Amplification Station | Becky Fincham, Director of BigMouth Book Events, Festivals, Tours and PR, joins the Bookseller Marketing and Publicity conference to discuss getting the most out of your book events. She begins by talking about her parents: her father is obsessed with Thomas Hardy – he represents our engaged literary community. Her mother, on the other hand, is a voracious reader – the kind to pick an author and read all their books – but will not come to events.
The question is why?
People aren’t always comfortable with book events because they’re not sure what they’re about, or what’s expected of them. So, how do you get people who happily go to the theatre and to gigs to also come to your book events?
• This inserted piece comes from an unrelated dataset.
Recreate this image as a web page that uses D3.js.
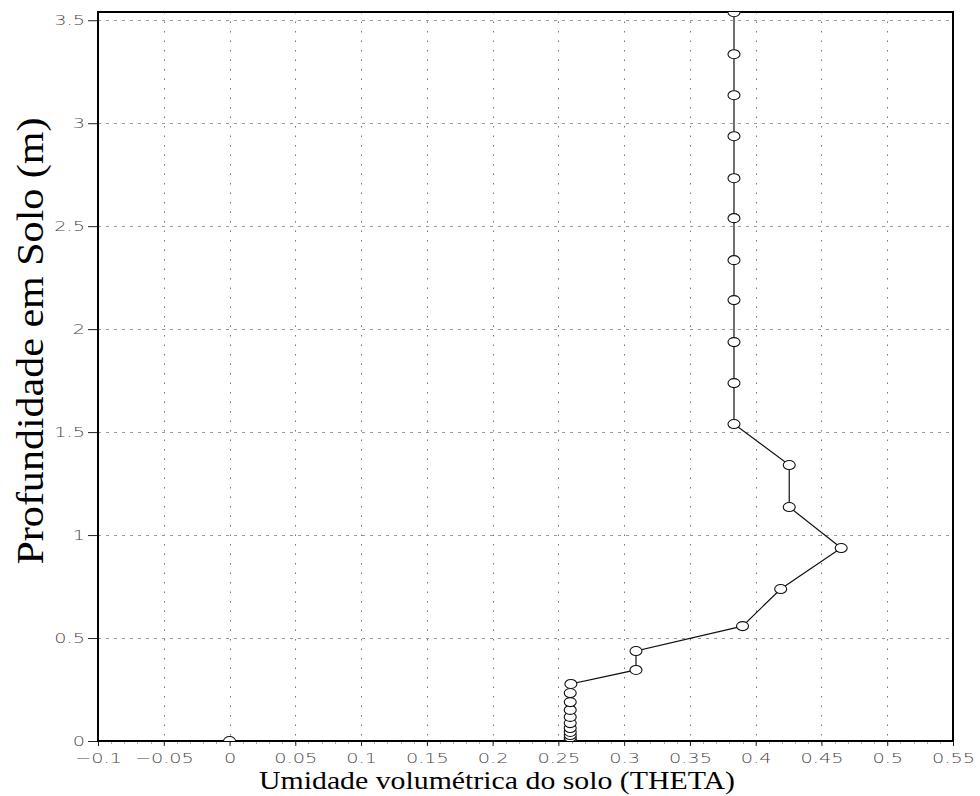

You put the audience first.
There is a standard format: 45 minutes chat, 15 minutes for a Q&A, perhaps a reading. Thom Yorke, for example, you’d rather go see play music than talk – take from this idea. Put the book at the centre, have readings and discourse around it. She recalls a famous event in which the chair asked if the audience had any questions and someone said, “No questions, we want more poems!”
Set the scene: audio impacts emotion, lighting mood and visuals add stimulation. There’s a collective experience of an audience in that room, so try to mirror the connection that they feel when they read the book. Give them the same feeling to connect to your event.
How do you draw in a bigger pool of readers? Try think broadly on venues – find unique places that will both put the book in context but make the book stand out. For David Peace’s Red or Dead, they sought to include football fans by programming two Liverpool fan musicians, and hosting it in a pub. They tied the book and its context into the event.
Start putting on events yourself: see it as a way of putting your brand out there. Penguin and Faber have their own events – it puts your brand centre stage and lets people know who you are and what you stand for. You set the agenda.